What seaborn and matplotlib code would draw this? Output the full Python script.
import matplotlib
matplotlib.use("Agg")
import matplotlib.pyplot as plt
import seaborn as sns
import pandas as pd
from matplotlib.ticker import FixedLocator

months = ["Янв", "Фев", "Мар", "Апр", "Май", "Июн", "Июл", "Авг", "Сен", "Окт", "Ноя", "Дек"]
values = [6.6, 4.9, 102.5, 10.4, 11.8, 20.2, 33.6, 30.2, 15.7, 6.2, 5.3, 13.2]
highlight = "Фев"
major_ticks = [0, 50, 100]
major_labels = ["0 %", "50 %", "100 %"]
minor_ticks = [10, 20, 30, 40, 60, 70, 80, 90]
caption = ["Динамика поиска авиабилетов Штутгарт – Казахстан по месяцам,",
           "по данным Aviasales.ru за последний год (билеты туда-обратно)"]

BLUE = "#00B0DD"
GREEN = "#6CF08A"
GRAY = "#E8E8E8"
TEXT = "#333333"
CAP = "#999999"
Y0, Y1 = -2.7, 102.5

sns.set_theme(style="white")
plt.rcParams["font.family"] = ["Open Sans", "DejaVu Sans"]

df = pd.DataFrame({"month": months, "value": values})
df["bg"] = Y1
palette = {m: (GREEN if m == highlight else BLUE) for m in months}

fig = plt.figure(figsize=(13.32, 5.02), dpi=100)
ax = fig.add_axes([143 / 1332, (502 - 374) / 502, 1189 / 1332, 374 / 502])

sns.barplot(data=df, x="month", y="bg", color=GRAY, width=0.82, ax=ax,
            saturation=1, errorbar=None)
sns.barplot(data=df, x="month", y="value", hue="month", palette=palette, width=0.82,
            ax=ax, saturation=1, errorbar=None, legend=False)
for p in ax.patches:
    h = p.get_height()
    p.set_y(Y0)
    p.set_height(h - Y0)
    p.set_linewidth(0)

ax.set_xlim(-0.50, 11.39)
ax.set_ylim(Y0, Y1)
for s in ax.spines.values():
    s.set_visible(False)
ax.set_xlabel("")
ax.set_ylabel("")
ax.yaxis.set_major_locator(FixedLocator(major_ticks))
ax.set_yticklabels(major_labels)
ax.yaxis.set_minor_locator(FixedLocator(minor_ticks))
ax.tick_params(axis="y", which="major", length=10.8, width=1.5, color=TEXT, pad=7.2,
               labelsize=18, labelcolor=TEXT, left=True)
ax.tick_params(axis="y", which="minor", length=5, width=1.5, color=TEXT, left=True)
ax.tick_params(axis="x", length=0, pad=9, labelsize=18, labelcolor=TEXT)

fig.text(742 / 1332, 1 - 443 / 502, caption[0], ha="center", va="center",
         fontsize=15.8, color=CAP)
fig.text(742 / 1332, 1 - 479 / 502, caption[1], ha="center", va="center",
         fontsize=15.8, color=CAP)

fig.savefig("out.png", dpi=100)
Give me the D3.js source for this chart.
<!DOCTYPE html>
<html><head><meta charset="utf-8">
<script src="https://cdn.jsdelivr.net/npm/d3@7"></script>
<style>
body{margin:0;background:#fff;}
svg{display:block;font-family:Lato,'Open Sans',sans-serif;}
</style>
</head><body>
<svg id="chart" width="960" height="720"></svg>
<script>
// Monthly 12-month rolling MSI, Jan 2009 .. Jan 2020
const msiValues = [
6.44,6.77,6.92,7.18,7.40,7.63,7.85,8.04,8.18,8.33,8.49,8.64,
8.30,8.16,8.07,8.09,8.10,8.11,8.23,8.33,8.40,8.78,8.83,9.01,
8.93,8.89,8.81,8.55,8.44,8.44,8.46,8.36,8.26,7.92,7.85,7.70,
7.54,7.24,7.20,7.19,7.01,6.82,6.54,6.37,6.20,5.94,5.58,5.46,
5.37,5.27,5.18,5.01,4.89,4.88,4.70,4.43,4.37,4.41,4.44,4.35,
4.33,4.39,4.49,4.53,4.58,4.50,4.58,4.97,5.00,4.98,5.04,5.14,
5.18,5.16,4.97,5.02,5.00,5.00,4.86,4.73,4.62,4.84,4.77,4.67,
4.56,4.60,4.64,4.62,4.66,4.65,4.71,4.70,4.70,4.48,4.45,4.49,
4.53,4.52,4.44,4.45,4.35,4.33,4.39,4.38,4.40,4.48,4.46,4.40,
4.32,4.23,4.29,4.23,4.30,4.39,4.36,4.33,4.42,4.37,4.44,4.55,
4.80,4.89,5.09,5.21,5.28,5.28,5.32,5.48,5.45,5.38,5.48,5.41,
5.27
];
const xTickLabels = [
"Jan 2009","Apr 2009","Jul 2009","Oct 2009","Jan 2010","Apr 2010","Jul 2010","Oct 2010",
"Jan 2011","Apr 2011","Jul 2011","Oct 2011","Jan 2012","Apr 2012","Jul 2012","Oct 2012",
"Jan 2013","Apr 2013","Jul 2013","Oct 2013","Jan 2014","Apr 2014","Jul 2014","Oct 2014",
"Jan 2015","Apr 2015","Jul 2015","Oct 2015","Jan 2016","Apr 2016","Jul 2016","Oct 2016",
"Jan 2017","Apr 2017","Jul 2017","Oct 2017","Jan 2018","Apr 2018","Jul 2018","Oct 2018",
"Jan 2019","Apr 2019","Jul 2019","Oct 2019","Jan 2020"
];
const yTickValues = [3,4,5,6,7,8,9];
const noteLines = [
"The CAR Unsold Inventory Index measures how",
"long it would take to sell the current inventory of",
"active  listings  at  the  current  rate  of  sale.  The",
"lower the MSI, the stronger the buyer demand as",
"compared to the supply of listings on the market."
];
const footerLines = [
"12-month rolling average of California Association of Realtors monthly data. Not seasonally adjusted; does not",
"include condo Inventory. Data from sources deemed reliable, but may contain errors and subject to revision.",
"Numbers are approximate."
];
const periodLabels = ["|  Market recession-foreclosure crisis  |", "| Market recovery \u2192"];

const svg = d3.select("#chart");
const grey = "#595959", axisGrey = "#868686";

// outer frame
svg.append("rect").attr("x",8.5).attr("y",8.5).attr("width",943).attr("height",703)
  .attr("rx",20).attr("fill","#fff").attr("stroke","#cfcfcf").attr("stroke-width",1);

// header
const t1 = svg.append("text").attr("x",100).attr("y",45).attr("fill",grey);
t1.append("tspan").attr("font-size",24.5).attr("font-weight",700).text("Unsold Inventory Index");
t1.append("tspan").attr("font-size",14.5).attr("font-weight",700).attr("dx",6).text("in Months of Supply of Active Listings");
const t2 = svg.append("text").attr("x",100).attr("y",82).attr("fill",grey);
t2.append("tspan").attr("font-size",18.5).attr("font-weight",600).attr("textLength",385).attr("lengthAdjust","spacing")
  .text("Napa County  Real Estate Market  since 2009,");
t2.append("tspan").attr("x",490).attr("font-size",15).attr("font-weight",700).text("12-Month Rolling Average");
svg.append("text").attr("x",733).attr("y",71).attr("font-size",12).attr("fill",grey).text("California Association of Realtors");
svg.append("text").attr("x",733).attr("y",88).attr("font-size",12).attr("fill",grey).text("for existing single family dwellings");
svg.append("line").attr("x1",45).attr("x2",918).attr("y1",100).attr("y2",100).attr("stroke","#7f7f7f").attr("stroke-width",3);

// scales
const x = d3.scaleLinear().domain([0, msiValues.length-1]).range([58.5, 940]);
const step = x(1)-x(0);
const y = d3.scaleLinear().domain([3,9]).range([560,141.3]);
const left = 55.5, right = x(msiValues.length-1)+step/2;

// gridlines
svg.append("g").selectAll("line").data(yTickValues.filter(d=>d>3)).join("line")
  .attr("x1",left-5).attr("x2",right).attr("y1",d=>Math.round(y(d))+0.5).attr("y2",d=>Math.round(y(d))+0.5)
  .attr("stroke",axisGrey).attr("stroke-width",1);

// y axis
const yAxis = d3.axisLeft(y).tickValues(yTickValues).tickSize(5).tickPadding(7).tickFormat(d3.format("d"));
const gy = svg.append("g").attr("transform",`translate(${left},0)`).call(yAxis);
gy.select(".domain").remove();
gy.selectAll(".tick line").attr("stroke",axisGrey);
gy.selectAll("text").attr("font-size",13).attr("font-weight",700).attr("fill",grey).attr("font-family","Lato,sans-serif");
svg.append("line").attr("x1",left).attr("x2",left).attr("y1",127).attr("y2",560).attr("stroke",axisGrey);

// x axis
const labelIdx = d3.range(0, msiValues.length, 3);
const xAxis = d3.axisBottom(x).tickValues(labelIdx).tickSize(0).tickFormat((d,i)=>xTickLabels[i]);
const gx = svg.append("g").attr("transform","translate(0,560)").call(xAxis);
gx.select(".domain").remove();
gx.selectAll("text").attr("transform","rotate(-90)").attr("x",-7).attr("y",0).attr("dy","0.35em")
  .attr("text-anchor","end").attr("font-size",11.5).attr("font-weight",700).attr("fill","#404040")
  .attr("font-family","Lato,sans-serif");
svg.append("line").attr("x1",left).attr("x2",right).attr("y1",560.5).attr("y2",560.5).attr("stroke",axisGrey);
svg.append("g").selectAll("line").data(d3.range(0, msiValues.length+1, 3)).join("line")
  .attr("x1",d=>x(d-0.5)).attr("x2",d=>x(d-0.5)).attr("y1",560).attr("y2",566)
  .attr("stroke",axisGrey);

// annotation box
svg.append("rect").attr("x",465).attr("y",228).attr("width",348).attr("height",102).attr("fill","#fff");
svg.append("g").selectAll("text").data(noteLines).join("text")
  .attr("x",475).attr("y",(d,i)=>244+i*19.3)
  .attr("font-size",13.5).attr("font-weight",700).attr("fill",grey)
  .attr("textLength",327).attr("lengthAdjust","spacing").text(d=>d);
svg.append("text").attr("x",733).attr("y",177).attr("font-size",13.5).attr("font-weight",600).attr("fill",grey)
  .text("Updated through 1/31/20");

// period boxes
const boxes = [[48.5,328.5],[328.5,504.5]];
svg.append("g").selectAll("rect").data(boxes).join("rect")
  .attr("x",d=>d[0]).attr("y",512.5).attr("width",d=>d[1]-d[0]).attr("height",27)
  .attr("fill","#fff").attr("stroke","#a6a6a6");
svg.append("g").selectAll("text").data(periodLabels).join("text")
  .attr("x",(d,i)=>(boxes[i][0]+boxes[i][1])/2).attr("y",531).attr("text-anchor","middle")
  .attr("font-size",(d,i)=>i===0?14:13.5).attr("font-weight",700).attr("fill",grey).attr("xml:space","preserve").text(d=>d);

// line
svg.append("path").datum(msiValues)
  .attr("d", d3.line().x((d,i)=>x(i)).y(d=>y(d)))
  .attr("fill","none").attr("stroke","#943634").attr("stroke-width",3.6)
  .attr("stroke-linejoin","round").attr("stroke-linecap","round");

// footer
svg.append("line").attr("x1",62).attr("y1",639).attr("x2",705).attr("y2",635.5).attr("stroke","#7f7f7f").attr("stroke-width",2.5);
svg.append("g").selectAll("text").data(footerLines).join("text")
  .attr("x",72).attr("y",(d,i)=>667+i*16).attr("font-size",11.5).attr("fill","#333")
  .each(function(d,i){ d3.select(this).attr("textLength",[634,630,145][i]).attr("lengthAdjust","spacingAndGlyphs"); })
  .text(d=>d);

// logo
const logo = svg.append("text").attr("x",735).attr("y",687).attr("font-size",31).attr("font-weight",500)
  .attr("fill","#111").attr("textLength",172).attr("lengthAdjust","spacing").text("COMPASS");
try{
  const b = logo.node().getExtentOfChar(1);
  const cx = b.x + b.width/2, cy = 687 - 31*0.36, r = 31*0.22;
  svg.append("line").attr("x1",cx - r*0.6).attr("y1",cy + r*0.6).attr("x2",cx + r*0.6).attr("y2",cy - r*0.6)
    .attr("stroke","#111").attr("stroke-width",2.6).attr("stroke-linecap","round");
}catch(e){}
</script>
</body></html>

TASK GOAL -
Quote the listing word for word from its first line through the line in which "p.set_linewidth(0)" appears.

FINAL ANSWER -
What seaborn and matplotlib code would draw this? Output the full Python script.
import matplotlib
matplotlib.use("Agg")
import matplotlib.pyplot as plt
import seaborn as sns
import pandas as pd
from matplotlib.ticker import FixedLocator

months = ["Янв", "Фев", "Мар", "Апр", "Май", "Июн", "Июл", "Авг", "Сен", "Окт", "Ноя", "Дек"]
values = [6.6, 4.9, 102.5, 10.4, 11.8, 20.2, 33.6, 30.2, 15.7, 6.2, 5.3, 13.2]
highlight = "Фев"
major_ticks = [0, 50, 100]
major_labels = ["0 %", "50 %", "100 %"]
minor_ticks = [10, 20, 30, 40, 60, 70, 80, 90]
caption = ["Динамика поиска авиабилетов Штутгарт – Казахстан по месяцам,",
           "по данным Aviasales.ru за последний год (билеты туда-обратно)"]

BLUE = "#00B0DD"
GREEN = "#6CF08A"
GRAY = "#E8E8E8"
TEXT = "#333333"
CAP = "#999999"
Y0, Y1 = -2.7, 102.5

sns.set_theme(style="white")
plt.rcParams["font.family"] = ["Open Sans", "DejaVu Sans"]

df = pd.DataFrame({"month": months, "value": values})
df["bg"] = Y1
palette = {m: (GREEN if m == highlight else BLUE) for m in months}

fig = plt.figure(figsize=(13.32, 5.02), dpi=100)
ax = fig.add_axes([143 / 1332, (502 - 374) / 502, 1189 / 1332, 374 / 502])

sns.barplot(data=df, x="month", y="bg", color=GRAY, width=0.82, ax=ax,
            saturation=1, errorbar=None)
sns.barplot(data=df, x="month", y="value", hue="month", palette=palette, width=0.82,
            ax=ax, saturation=1, errorbar=None, legend=False)
for p in ax.patches:
    h = p.get_height()
    p.set_y(Y0)
    p.set_height(h - Y0)
    p.set_linewidth(0)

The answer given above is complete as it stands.